The authors books: "You Can Live A Balanced Life In An Unbalanced World" and “The Heart Knows the Way – How to Follow Your Heart to a Conscious Connection with the Divine Spirit Within” are available at Amazon.com and other online booksellers, as well as through major bookstores such as Barnes & Noble and Borders.

10 Ways to Help Get Us Through Hard Times

Cut back on spending, increase our savings and live below our means instead of beyond them. This helps us and also demonstrates sensitivity to the millions of our fellow Americans who have lost their jobs, homes and insurance.

Learn about the resources that are available to help needy families through hard times so that you can be proactive. Have it ready when someone you meet or know is in need of connecting with these services. [Be part of the healing of our country.]

Curb the temptation to indulge in conspicuous consumption and to flaunt an ostentatious lifestyle. Donate that discretionary income to community organizations to help our fellow citizens.

Give more generously to all the charities of our choice and continue an American tradition of doing good to help others.

Remain positive, which is always an excellent way to ensure better results in every area of our lives and to help calm everyone around us.

Remember to maintain an attitude of gratitude. This boosts our self esteem and raises our energy vibration, which lifts our spirits and those of everyone who comes in contact with us.

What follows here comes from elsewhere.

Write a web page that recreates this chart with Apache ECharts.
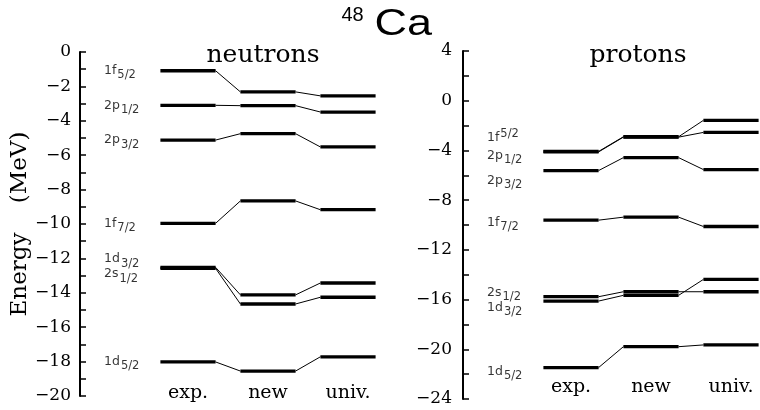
<!DOCTYPE html>
<html><head><meta charset="utf-8">
<script src="https://cdn.jsdelivr.net/npm/echarts@6/dist/echarts.min.js"></script>
<style>html,body{margin:0;padding:0;background:#fff}#c{width:760px;height:410px}</style>
</head><body><div id="c"></div>
<script>
// ---- data (MeV) ----
const methods = ['exp.', 'new', 'univ.'];

const neutronLevels  = ['1f_5/2', '2p_1/2', '2p_3/2', '1f_7/2', '1d_3/2', '2s_1/2', '1d_5/2'];
const neutronExp     = [-1.09, -3.10, -5.12, -9.96, -12.52, -12.58, -18.02];
const neutronNew     = [-2.32, -3.12, -4.75, -8.66, -14.12, -14.65, -18.55];
const neutronUniv    = [-2.55, -3.49, -5.52, -9.17, -13.43, -14.26, -17.72];
const neutronLabelAt = [-1.09, -3.10, -5.12, -9.96, -12.04, -12.91, -18.02];

const protonLevels   = ['1f^5/2', '2p_1/2', '2p_3/2', '1f_7/2', '2s_1/2', '1d_3/2', '1d_5/2'];
const protonExp      = [-4.08, -4.12, -5.62, -9.61, -15.77, -16.12, -21.47];
const protonNew      = [-2.90, -2.93, -4.58, -9.37, -15.37, -15.66, -19.79];
const protonUniv     = [-1.58, -2.55, -5.54, -10.12, -15.37, -14.38, -19.65];
const protonLabelAt  = [-2.99, -4.41, -6.42, -9.83, -15.44, -16.64, -21.80];

const neutronTicks = {min: -20, max: 0, step: 1, labelEvery: 2};
const protonTicks  = {min: -24, max: 4, step: 2, labelEvery: 4};

// ---- style constants ----
const XMIN = -0.35, XMAX = 3.65, HW = 0.345, LABEL_X = -0.05;
const SERIF = 'DejaVu Serif', SANS = 'Liberation Sans', LSANS = 'DejaVu Sans';

function minus(v) { return v < 0 ? '\u2212' + Math.abs(v) : String(v); }
function levelLabel(s) {
  const sup = s.indexOf('^') >= 0;
  const parts = s.split(/[_^]/);
  return '{m|' + parts[0] + '}{' + (sup ? 'p' : 's') + '|' + parts[1] + '}';
}

function levelSeries(g, exp, nw, univ) {
  return {
    type: 'custom', xAxisIndex: g, yAxisIndex: g, silent: true, clip: false,
    data: exp.map((e, i) => [e, nw[i], univ[i]]),
    renderItem: function (params, api) {
      const v = [api.value(0), api.value(1), api.value(2)];
      const ch = [];
      for (let k = 0; k < 3; k++) {
        const a = api.coord([k + 1 - HW, v[k]]);
        const b = api.coord([k + 1 + HW, v[k]]);
        ch.push({type: 'line', shape: {x1: a[0], y1: a[1], x2: b[0], y2: b[1]},
                 style: {stroke: '#000', lineWidth: 3.3}});
        if (k < 2) {
          const c = api.coord([k + 2 - HW, v[k + 1]]);
          ch.push({type: 'line', shape: {x1: b[0], y1: b[1], x2: c[0], y2: c[1]},
                   style: {stroke: '#000', lineWidth: 1}});
        }
      }
      return {type: 'group', children: ch};
    }
  };
}

function labelSeries(g, names, at) {
  return {
    type: 'scatter', xAxisIndex: g, yAxisIndex: g, silent: true, symbolSize: 0,
    data: names.map((n, i) => ({name: n, value: [LABEL_X, at[i]]})),
    label: {
      show: true, position: 'right', distance: 0,
      formatter: p => levelLabel(p.name),
      rich: {
        m: {fontFamily: LSANS, fontSize: 12.5, color: '#000'},
        s: {fontFamily: LSANS, fontSize: 11.5, color: '#000', padding: [9, 0, 0, 1]},
        p: {fontFamily: LSANS, fontSize: 11.5, color: '#000', padding: [0, 0, 7, 1]}
      }
    }
  };
}

function xAxisCfg(g, margin) {
  return {
    gridIndex: g, type: 'value', min: XMIN, max: XMAX,
    axisLine: {show: false, onZero: false}, axisTick: {show: false}, splitLine: {show: false},
    axisLabel: {customValues: [1, 2, 3], formatter: v => methods[Math.round(v) - 1] || '',
      fontFamily: SERIF, fontSize: 19, color: '#000', margin: margin, verticalAlign: 'middle'}
  };
}
function yAxisCfg(g, t, margin) {
  return {
    gridIndex: g, type: 'value', min: t.min, max: t.max, interval: t.step,
    axisLine: {show: true, onZero: false, lineStyle: {color: '#000', width: 2}},
    axisTick: {show: true, inside: true, length: 6, lineStyle: {color: '#000', width: 1.5}},
    splitLine: {show: false},
    axisLabel: {margin: margin, color: '#000', fontFamily: SERIF, fontSize: 17,
      formatter: v => (Math.round(v) % t.labelEvery === 0 ? minus(v) : '')}
  };
}

const yLeft = yAxisCfg(0, neutronTicks, 9);
yLeft.name = 'Energy    (MeV)';
yLeft.nameLocation = 'middle';
yLeft.nameRotate = 90;
yLeft.nameGap = 48;
yLeft.nameTextStyle = {fontFamily: SERIF, fontSize: 23, color: '#000'};

const chart = echarts.init(document.getElementById('c'), null, {renderer: 'canvas'});
chart.setOption({
  animation: false,
  backgroundColor: '#fff',
  grid: [
    {left: 80, top: 52, width: 320, height: 344, outerBoundsMode: 'none'},
    {left: 463, top: 51, width: 320, height: 348, outerBoundsMode: 'none'}
  ],
  xAxis: [xAxisCfg(0, -3), xAxisCfg(1, -12)],
  yAxis: [yLeft, yAxisCfg(1, protonTicks, 11)],
  graphic: [
    {type: 'text', x: 263, y: 55, silent: true,
     style: {text: 'neutrons', fontFamily: SERIF, fontSize: 25, fill: '#000', align: 'center', verticalAlign: 'middle'}},
    {type: 'text', x: 638, y: 55, silent: true,
     style: {text: 'protons', fontFamily: SERIF, fontSize: 25, fill: '#000', align: 'center', verticalAlign: 'middle'}},
    {type: 'text', x: 341.5, y: 15.5, silent: true,
     style: {text: '48', fontFamily: SANS, fontSize: 20, fill: '#000', align: 'left', verticalAlign: 'middle'}},
    {type: 'text', x: 374.5, y: 25.5, scaleX: 1.25, silent: true,
     style: {text: 'Ca', fontFamily: SANS, fontSize: 36, fill: '#000', align: 'left', verticalAlign: 'middle'}}
  ],
  series: [
    levelSeries(0, neutronExp, neutronNew, neutronUniv),
    levelSeries(1, protonExp, protonNew, protonUniv),
    labelSeries(0, neutronLevels, neutronLabelAt),
    labelSeries(1, protonLevels, protonLabelAt)
  ]
});
</script>
</body></html>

Take good care of our health. It is vitally important during hard times to maintain a positive attitude and to manage stress.

Support our inner peace by saying as often as possible: I choose Good this day for me, my loved ones and all others. And So It Is!

Fight fear by repeating over and over: All is well! Something wonderful is happening in my life right now. I sense it. I feel it. I know it. And So It Is!

And then we anchor in our good by repeating the following: In living the key values in life – honesty, integrity and loving and caring for others – I hasten our nation’s return to balance on all levels, peacefully, joyously and harmoniously with Good-God for all concerned. And So It Is!